Sein Verteidiger hat das bisher zurückgewiesen. Turpal I. habe sich zwar in Syrien aufgehalten, sei aber an keinen terroristischen Straftaten beteiligt gewesen, betonte Kreiner zuletzt.

Hohe Sicherheitsmaßnahmen

Die bis Ende Juli anberaumte Verhandlung wird unter strengsten Sicherheitsvorkehrungen abgewickelt. Zuhörer wurden zwei Mal - zum einen beim Betreten des Gerichts, ein zweites Mal in Form einer mobilen Sicherheitsschleuse vor dem Großen Schwurgerichtssaal - kontrolliert, zehn bewaffnete und maskierte Spezialkräfte der Justizwache postierten sich im Saal, in dem ein absolutes Fotografier- und Filmverbot gilt, mehrere Beamte vom Verfassungsschutz sind für das Verfahren abgestellt.

Rekrutierer und Kämpfer

Mitangeklagt ist in dem Verfahren der radikalislamistische "Hassprediger" Mirsad O. alias Ebu Tejma, der 2016 in Graz - mittlerweile rechtskräftig - zu 20 Jahren Haft verurteilt wurde. Er soll junge Tschetschenen, darunter auch Turpal I., der 2004 als Flüchtling nach Österreich gekommen war, für den IS rekrutiert haben. Der Kampfsportler - Turpal I. war österreichischer Meister im Taekwondo - ging schließlich nach Syrien, wo er sich einer Kampftruppe der Terror-Miliz angeschlossen und Gräueltaten begangen haben soll.
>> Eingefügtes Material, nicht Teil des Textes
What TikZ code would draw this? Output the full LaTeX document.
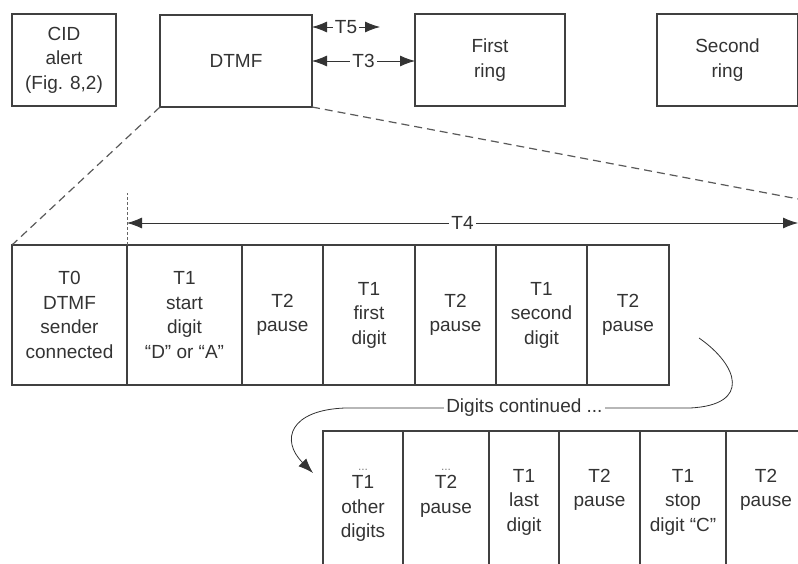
\documentclass[tikz,border=0pt]{standalone}
\usepackage{fontspec}
\setmainfont{Liberation Sans}
\usetikzlibrary{positioning,arrows.meta}

\begin{document}
\begin{tikzpicture}[
    x=1pt, y=-1pt,
    every node/.style={font=\fontsize{19}{24.5}\selectfont, text=black!80},
    topbox/.style={rectangle, draw=black!75, line width=1.2pt, minimum width=#1, minimum height=92pt, align=center, inner sep=0pt, outer sep=0pt, anchor=north west},
    cell/.style={rectangle, draw=black!75, line width=1.2pt, minimum width=#1, minimum height=140pt, align=center, inner sep=0pt, outer sep=0pt},
    r2text/.style={anchor=north, yshift=-38pt, align=center, inner sep=0pt},
    tlabel/.style={fill=white, inner sep=2pt},
    dim/.style={draw=black!80, line width=0.8pt, {Latex[length=15pt,width=11pt]}-{Latex[length=15pt,width=11pt]}},
    zoomline/.style={draw=black!65, line width=1.2pt, dash pattern=on 8pt off 5pt},
    more/.style={draw=black!80, line width=0.8pt, -{Latex[length=15pt,width=11pt]}}
]
\path[use as bounding box, clip] (0,0) rectangle (798,564);

% top row
\node[topbox=104pt] (cid) at (12,14) {CID\\alert\\(Fig. 8,2)};
\node[topbox=152pt] (dtmf) at (160,15) {DTMF};
\node[topbox=150pt] (ring1) at (415,14) {First\\ring};
\node[topbox=141pt] (ring2) at (657,14) {Second\\ring};

\coordinate (t5end) at (380,27);
\draw[dim] ([yshift=-12pt]dtmf.north east) -- node[tlabel]{T5} (t5end);
\draw[dim] (dtmf.east) -- node[tlabel]{T3} (dtmf.east -| ring1.west);

% first part of the DTMF sequence
\node[cell=115pt, anchor=north west] (r1a) at (12,245) {T0\\DTMF\\sender\\connected};
\node[cell=115pt, right=0pt of r1a] (r1b) {T1\\start\\digit\\“D” or “A”};
\node[cell=81pt, right=0pt of r1b] (r1c) {T2\\pause};
\node[cell=92pt, right=0pt of r1c] (r1d) {T1\\first\\digit};
\node[cell=81pt, right=0pt of r1d] (r1e) {T2\\pause};
\node[cell=91pt, right=0pt of r1e] (r1f) {T1\\second\\digit};
\node[cell=82pt, right=0pt of r1f] (r1g) {T2\\pause};

\draw[zoomline] (dtmf.south west) -- (r1a.north west);
\coordinate (zoomend) at (830,205);
\draw[zoomline] (dtmf.south east) -- (zoomend);

\draw[draw=black!60, line width=0.8pt, densely dashed] (r1b.north west) -- ([yshift=52pt]r1b.north west);
\coordinate (t4end) at (798,223);
\draw[dim] ([yshift=22pt]r1b.north west) -- node[tlabel]{T4} (t4end);

% continued digits
\node[cell=80pt, anchor=north west, label={[r2text]north:{{\fontsize{12}{12}\selectfont\color{black!50}...}\\[-6pt]T1\\other\\digits}}] (r2a) at (323,431) {};
\node[cell=86pt, right=0pt of r2a, label={[r2text]north:{{\fontsize{12}{12}\selectfont\color{black!50}...}\\[-6pt]T2\\pause}}] (r2b) {};
\node[cell=70pt, right=0pt of r2b, label={[r2text]north:{T1\\last\\digit}}] (r2c) {};
\node[cell=81pt, right=0pt of r2c, label={[r2text]north:{T2\\pause}}] (r2d) {};
\node[cell=86pt, right=0pt of r2d, label={[r2text]north:{T1\\stop\\digit “C”}}] (r2e) {};
\node[cell=80pt, right=0pt of r2e, label={[r2text]north:{T2\\pause}}] (r2f) {};

\coordinate (contstart) at (699,338);
\coordinate (contend) at (313,473);
\draw[more] (contstart) .. controls (738,365) and (752,405) .. (690,408)
    -- node[tlabel, pos=0.48]{Digits continued ...} (345,408)
    .. controls (290,410) and (280,440) .. (contend);

\end{tikzpicture}
\end{document}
Zur Anklage gebracht wurden auch ein 32-jähriger, zum Islam konvertierter Steirer, der sich laut Anklage 2013 in Syrien vom IS zum Kämpfer ausbilden ließ, und dessen Ehefrau. Die Eltern von Turpal I., die Staatsanwalt Johannes Winklhofer ebenfalls wegen terroristischer Vereinigung angeklagt hatte, blieben dem Prozess fern. Hinsichtlich der Mutter beantragte Winlkhofer eine Festnahmeanordnung und die Erlassung eines Europäischen Haftbefehls.

In einem mehrstündigen Eröffnungsvortrag legte Winklhofer seine Anklage dar, deren schriftliche Ausfertigung 200 Seiten umfasst. Es gehe "um radikalislamistische Umtriebe, nicht um Religion", betonte der Staatsanwalt. Turpal I. sei "ein sehr, sehr erfolgreicher Kampfsportler" gewesen und habe sich infolgedessen für die junge tschetschenische Community als Identitätsfigur geeignet. Mirsad O. habe bei IS-Sympathisanten mit Turpal I. geworben. Der Staatsanwalt billigte Mirsad O. zu, ein "brillanter Rhetoriker" zu sein, der "geschickt" zu argumentieren verstehe.

In Syrien habe sich Turpal I. Kampfeinheiten angeschlossen, die "Massenmord" zu verantworten und "Hinrichtungen" unter Zivilisten durchgeführt habe, legte Winklhofer dar. Die Zivilisten wären nach Geschlechtern separiert, Männer enthauptet, Frauen erstochen worden.